Thank your very much, sixtydoses and Beastie. It was successfully mounted with read write acess.

******************************************************
Btw, I found some bug from the experience.

*Defect* : Text which is written in Gedit cannot be saved on ntfs file system.

After mounting my Transcend hdd ntfs, I tested it if it have read and write access. I tested to  write a text with VIM, Emacs and Gedit, and then save that text file on the hdd. Texts which were written in VIM and Emacs could save on it successfully. But Text which is written in Gedit could not save on the ntfs hdd. After clicking on Save button in Gedit, my pc was freezed and hanged. Nothing moved and nothing could do.

*Effect*: Every Time

My PC: Dell GX270 series
CPU: Pentium 4 @ 2 processors @ 2.8 GHz
RAM: 1 GB
VGA: Nvidia 6200 series - 128 MB
Desktop: GNOME
External USB HDD : Transcend - ntfs - 320GB

regards


----------



## Beastie (Jan 27, 2010)

It's probably a bug in sysutils/fusefs-ntfs and you should report it to its developers, not here. The FreeBSD Project has nothing to do with it. It only maintains the port.


----------



## beginner (Jan 27, 2010)

Beastie said:
			
		

> It's probably a bug in sysutils/fusefs-ntfs and you should report it to its developers, not here. The FreeBSD Project has nothing to do with it. It only maintains the port.

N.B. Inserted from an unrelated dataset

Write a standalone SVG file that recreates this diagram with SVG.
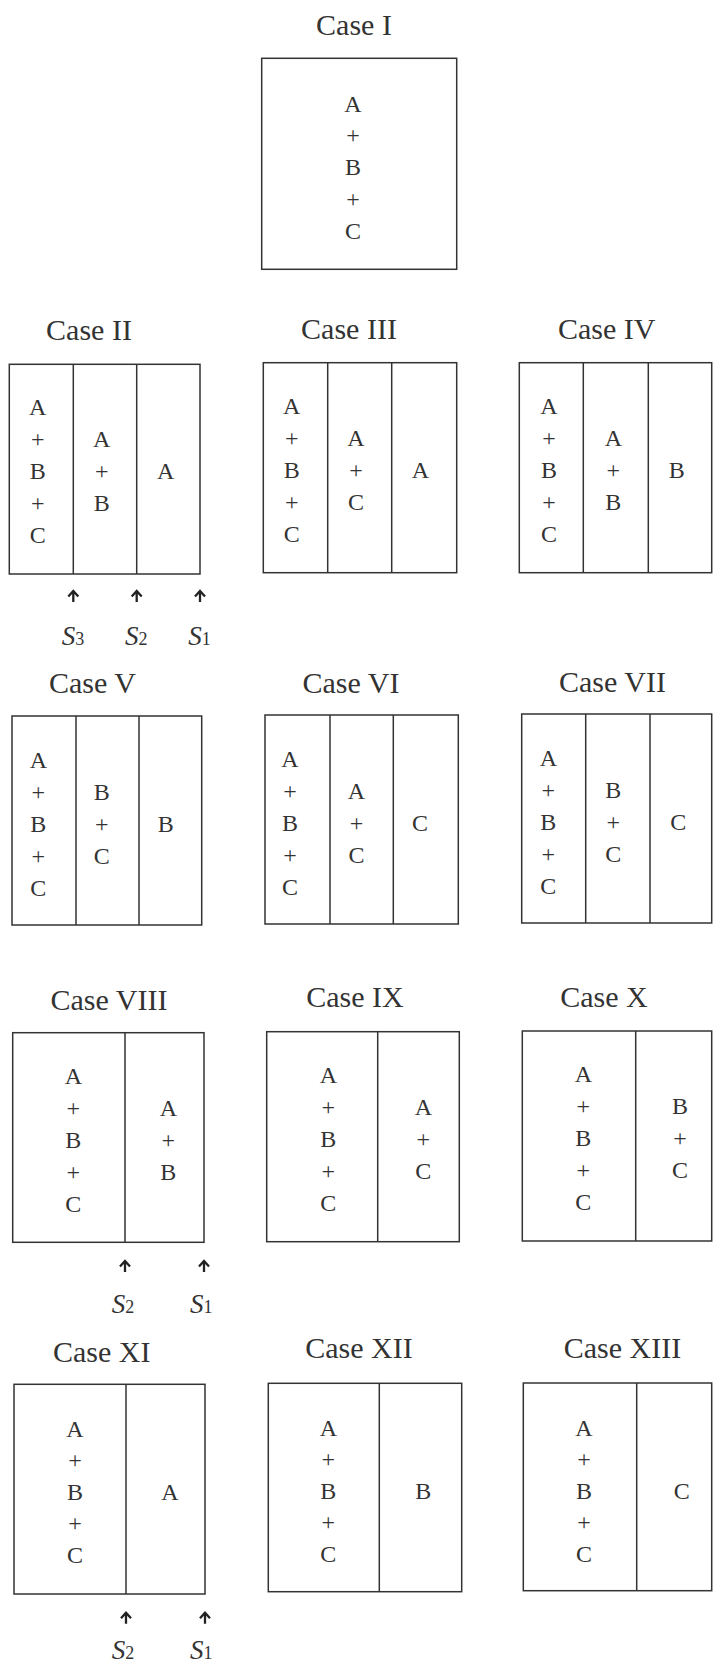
<svg xmlns="http://www.w3.org/2000/svg" xmlns:xlink="http://www.w3.org/1999/xlink" width="713" height="1667" viewBox="0 0 713 1667">
<style>
.bx{fill:none;stroke:#333;stroke-width:1.5}
.dv{stroke:#333;stroke-width:1.5}
.t{font-family:"Liberation Serif","Times New Roman",serif;font-size:30px;fill:#333;text-anchor:middle}
.c{font-family:"Liberation Serif","Times New Roman",serif;font-size:24px;fill:#333;text-anchor:middle}
.s{font-family:"Liberation Serif","Times New Roman",serif;font-size:27px;fill:#333}
.s tspan.i{font-style:italic}
.s tspan.n{font-size:18px}
.ar{fill:none;stroke:#222;stroke-width:2.3}
</style>
<defs>
<path id="arr" d="M0,12 V1.5 M-5,6.5 L0,1 L5,6.5"/>
</defs>
<rect width="713" height="1667" fill="#fff"/>

<g id="case1">
<text class="t" x="354" y="35">Case I</text>
<rect class="bx" x="261.7" y="58.3" width="195" height="211"/>
<text class="c" x="353" y="111.7">A</text><text class="c" x="353" y="143.4">+</text><text class="c" x="353" y="175.1">B</text><text class="c" x="353" y="206.8">+</text><text class="c" x="353" y="238.5">C</text>
</g>

<g id="case2">
<text class="t" x="89" y="340">Case II</text>
<rect class="bx" x="9.3" y="364.3" width="190.7" height="209.7"/>
<line class="dv" x1="73.3" y1="364.3" x2="73.3" y2="574"/><line class="dv" x1="136.7" y1="364.3" x2="136.7" y2="574"/>
<text class="c" x="37.7" y="415.3">A</text><text class="c" x="37.7" y="447.3">+</text><text class="c" x="37.7" y="479.3">B</text><text class="c" x="37.7" y="511.3">+</text><text class="c" x="37.7" y="543.3">C</text>
<text class="c" x="101.7" y="447.3">A</text><text class="c" x="101.7" y="479.3">+</text><text class="c" x="101.7" y="511.3">B</text>
<text class="c" x="165.7" y="479.3">A</text>
</g>

<g id="case3">
<text class="t" x="349" y="339">Case III</text>
<rect class="bx" x="263.3" y="362.7" width="193.4" height="210"/>
<line class="dv" x1="327.7" y1="362.7" x2="327.7" y2="572.7"/><line class="dv" x1="391.7" y1="362.7" x2="391.7" y2="572.7"/>
<text class="c" x="291.7" y="413.7">A</text><text class="c" x="291.7" y="445.7">+</text><text class="c" x="291.7" y="477.7">B</text><text class="c" x="291.7" y="509.7">+</text><text class="c" x="291.7" y="541.7">C</text>
<text class="c" x="356" y="445.7">A</text><text class="c" x="356" y="477.7">+</text><text class="c" x="356" y="509.7">C</text>
<text class="c" x="420.5" y="477.7">A</text>
</g>

<g id="case4">
<text class="t" x="606.7" y="339">Case IV</text>
<rect class="bx" x="519.3" y="362.7" width="192.4" height="210"/>
<line class="dv" x1="583.3" y1="362.7" x2="583.3" y2="572.7"/><line class="dv" x1="648.3" y1="362.7" x2="648.3" y2="572.7"/>
<text class="c" x="549" y="413.7">A</text><text class="c" x="549" y="445.7">+</text><text class="c" x="549" y="477.7">B</text><text class="c" x="549" y="509.7">+</text><text class="c" x="549" y="541.7">C</text>
<text class="c" x="613.3" y="445.7">A</text><text class="c" x="613.3" y="477.7">+</text><text class="c" x="613.3" y="509.7">B</text>
<text class="c" x="676.7" y="477.7">B</text>
</g>

<g id="case5">
<text class="t" x="92.5" y="693">Case V</text>
<rect class="bx" x="12" y="716" width="189.7" height="209"/>
<line class="dv" x1="76" y1="716" x2="76" y2="925"/><line class="dv" x1="139" y1="716" x2="139" y2="925"/>
<text class="c" x="38.3" y="767.5">A</text><text class="c" x="38.3" y="799.5">+</text><text class="c" x="38.3" y="831.5">B</text><text class="c" x="38.3" y="863.5">+</text><text class="c" x="38.3" y="895.5">C</text>
<text class="c" x="101.7" y="799.5">B</text><text class="c" x="101.7" y="831.5">+</text><text class="c" x="101.7" y="863.5">C</text>
<text class="c" x="165.7" y="831.5">B</text>
</g>

<g id="case6">
<text class="t" x="351" y="693">Case VI</text>
<rect class="bx" x="265" y="715" width="193.3" height="209"/>
<line class="dv" x1="330" y1="715" x2="330" y2="924"/><line class="dv" x1="393.3" y1="715" x2="393.3" y2="924"/>
<text class="c" x="290" y="766.5">A</text><text class="c" x="290" y="798.5">+</text><text class="c" x="290" y="830.5">B</text><text class="c" x="290" y="862.5">+</text><text class="c" x="290" y="894.5">C</text>
<text class="c" x="356.5" y="798.5">A</text><text class="c" x="356.5" y="830.5">+</text><text class="c" x="356.5" y="862.5">C</text>
<text class="c" x="420" y="830.5">C</text>
</g>

<g id="case7">
<text class="t" x="612.5" y="691.7">Case VII</text>
<rect class="bx" x="521.7" y="714" width="190" height="209"/>
<line class="dv" x1="585.7" y1="714" x2="585.7" y2="923"/><line class="dv" x1="650" y1="714" x2="650" y2="923"/>
<text class="c" x="548.3" y="765.5">A</text><text class="c" x="548.3" y="797.5">+</text><text class="c" x="548.3" y="829.5">B</text><text class="c" x="548.3" y="861.5">+</text><text class="c" x="548.3" y="893.5">C</text>
<text class="c" x="613.3" y="797.5">B</text><text class="c" x="613.3" y="829.5">+</text><text class="c" x="613.3" y="861.5">C</text>
<text class="c" x="678.3" y="829.5">C</text>
</g>

<g id="case8">
<text class="t" x="109" y="1010">Case VIII</text>
<rect class="bx" x="12.7" y="1032.7" width="191.3" height="209.6"/>
<line class="dv" x1="125" y1="1032.7" x2="125" y2="1242.3"/>
<text class="c" x="73.3" y="1083.5">A</text><text class="c" x="73.3" y="1115.5">+</text><text class="c" x="73.3" y="1147.5">B</text><text class="c" x="73.3" y="1179.5">+</text><text class="c" x="73.3" y="1211.5">C</text>
<text class="c" x="168.3" y="1115.5">A</text><text class="c" x="168.3" y="1147.5">+</text><text class="c" x="168.3" y="1179.5">B</text>
</g>

<g id="case9">
<text class="t" x="355" y="1007">Case IX</text>
<rect class="bx" x="266.7" y="1031.7" width="192.6" height="210"/>
<line class="dv" x1="377.7" y1="1031.7" x2="377.7" y2="1241.7"/>
<text class="c" x="328.3" y="1082.5">A</text><text class="c" x="328.3" y="1114.5">+</text><text class="c" x="328.3" y="1146.5">B</text><text class="c" x="328.3" y="1178.5">+</text><text class="c" x="328.3" y="1210.5">C</text>
<text class="c" x="423.3" y="1114.5">A</text><text class="c" x="423.3" y="1146.5">+</text><text class="c" x="423.3" y="1178.5">C</text>
</g>

<g id="case10">
<text class="t" x="604" y="1006.7">Case X</text>
<rect class="bx" x="522.3" y="1031" width="189.4" height="210"/>
<line class="dv" x1="635.7" y1="1031" x2="635.7" y2="1241"/>
<text class="c" x="583.3" y="1081.7">A</text><text class="c" x="583.3" y="1113.7">+</text><text class="c" x="583.3" y="1145.7">B</text><text class="c" x="583.3" y="1177.7">+</text><text class="c" x="583.3" y="1209.7">C</text>
<text class="c" x="680" y="1113.7">B</text><text class="c" x="680" y="1145.7">+</text><text class="c" x="680" y="1177.7">C</text>
</g>

<g id="case11">
<text class="t" x="101.7" y="1361.7">Case XI</text>
<rect class="bx" x="14" y="1384.3" width="191" height="209.7"/>
<line class="dv" x1="126" y1="1384.3" x2="126" y2="1594"/>
<text class="c" x="75" y="1436.7">A</text><text class="c" x="75" y="1468.2">+</text><text class="c" x="75" y="1499.7">B</text><text class="c" x="75" y="1531.2">+</text><text class="c" x="75" y="1562.7">C</text>
<text class="c" x="170" y="1500">A</text>
</g>

<g id="case12">
<text class="t" x="359" y="1358">Case XII</text>
<rect class="bx" x="268.3" y="1383.3" width="193.4" height="208.4"/>
<line class="dv" x1="379.3" y1="1383.3" x2="379.3" y2="1591.7"/>
<text class="c" x="328.3" y="1435.5">A</text><text class="c" x="328.3" y="1467">+</text><text class="c" x="328.3" y="1498.5">B</text><text class="c" x="328.3" y="1530">+</text><text class="c" x="328.3" y="1561.5">C</text>
<text class="c" x="423.3" y="1498.5">B</text>
</g>

<g id="case13">
<text class="t" x="622.5" y="1358">Case XIII</text>
<rect class="bx" x="523.3" y="1383" width="188.4" height="207.7"/>
<line class="dv" x1="636.7" y1="1383" x2="636.7" y2="1590.7"/>
<text class="c" x="584" y="1435.5">A</text><text class="c" x="584" y="1467">+</text><text class="c" x="584" y="1498.5">B</text><text class="c" x="584" y="1530">+</text><text class="c" x="584" y="1561.5">C</text>
<text class="c" x="681.7" y="1498.5">C</text>
</g>

<g id="connectors">
<use class="ar" href="#arr" x="73.3" y="590"/>
<use class="ar" href="#arr" x="136.7" y="590"/>
<use class="ar" href="#arr" x="200" y="590"/>
<use class="ar" href="#arr" x="125" y="1260"/>
<use class="ar" href="#arr" x="204" y="1260"/>
<use class="ar" href="#arr" x="126" y="1611.7"/>
<use class="ar" href="#arr" x="205" y="1611.7"/>
</g>

<g id="labels">
<text class="s" x="61.7" y="645"><tspan class="i">S</tspan><tspan class="n">3</tspan></text>
<text class="s" x="125" y="645"><tspan class="i">S</tspan><tspan class="n">2</tspan></text>
<text class="s" x="188.3" y="645"><tspan class="i">S</tspan><tspan class="n">1</tspan></text>
<text class="s" x="111.7" y="1313.3"><tspan class="i">S</tspan><tspan class="n">2</tspan></text>
<text class="s" x="190" y="1313.3"><tspan class="i">S</tspan><tspan class="n">1</tspan></text>
<text class="s" x="111.7" y="1659"><tspan class="i">S</tspan><tspan class="n">2</tspan></text>
<text class="s" x="190" y="1659"><tspan class="i">S</tspan><tspan class="n">1</tspan></text>
</g>
</svg>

Yes, It was just accidentially found bug. Me neither, not intended to report to it's developers. Beside, I don't think I have permission to report that bug. Let it be. I just wanted to say it right at time. It's my bad.

Thank you, Beastie.


----------



## SirDice (Jan 27, 2010)

Everybody has permission to report bugs, that's one of the beauties of using open source 

As for your problem with Gedit, it may also be caused by gvfs. Most 'pure' gnome applications use it to access files. If it was a bug with fuse/ntfs-3g I would have expected to see some problems with the 'normal' access using vim/emacs too. GnomeVFS was replaced by gvfs not too long ago. Did you enable fuse support when building gvfs?


----------



## beginner (Jan 27, 2010)

SirDice said:
			
		

> Everybody has permission to report bugs, that's one of the beauties of using open source
> 
> As for your problem with Gedit, it may also be caused by gvfs. Most 'pure' gnome applications use it to access files. If it was a bug with fuse/ntfs-3g I would have expected to see some problems with the 'normal' access using vim/emacs too. GnomeVFS was replaced by gvfs not too long ago. Did you enable fuse support when building gvfs?



Aha, oh yeah!  That's nice if everyone can report bugs.

For gvfs, um, I don't remember if I enable fuse support. When I installed sysutils/fusefs-ntfs port, I just let it go as default configuration or setting. I had no idea to enable about it. I installed Gnome from DVD. So which ports I should re-install and enable for gvfs support?


----------



## sixtydoses (Jan 27, 2010)

Hmm.. I don't remember having problems saving stuff in gedit on mounted ntfs but it has been a while so I could be wrong. Think SirDice was referring to devel/gvfs. Try running `# make config` and see if 'Enable fuse' is selected.


----------



## SirDice (Jan 27, 2010)

beginner said:
			
		

> Aha, oh yeah!  That's nice if everyone can report bugs.


The tricky part is finding someone that can fix it 



			
				sixtydoses said:
			
		

> Hmm.. I don't remember having problems saving stuff in gedit on mounted ntfs but it has been a while so I could be wrong. Think SirDice was referring to devel/gvfs. Try running `# make config` and see if 'Enable fuse' is selected.



Yep, that's the one I meant 

Fuse isn't enabled by default so the package on the dvd doesn't have it enabled either.


----------



## beginner (Jan 27, 2010)

SirDice said:
			
		

> The tricky part is finding someone that can fix it


So do I, that's why I am finding you guys. :e

Here another problem that when I installed that devel/gvfs port, it was failed. I did what suggestion message said, but I couldn't make it. Here my terminal output from building it.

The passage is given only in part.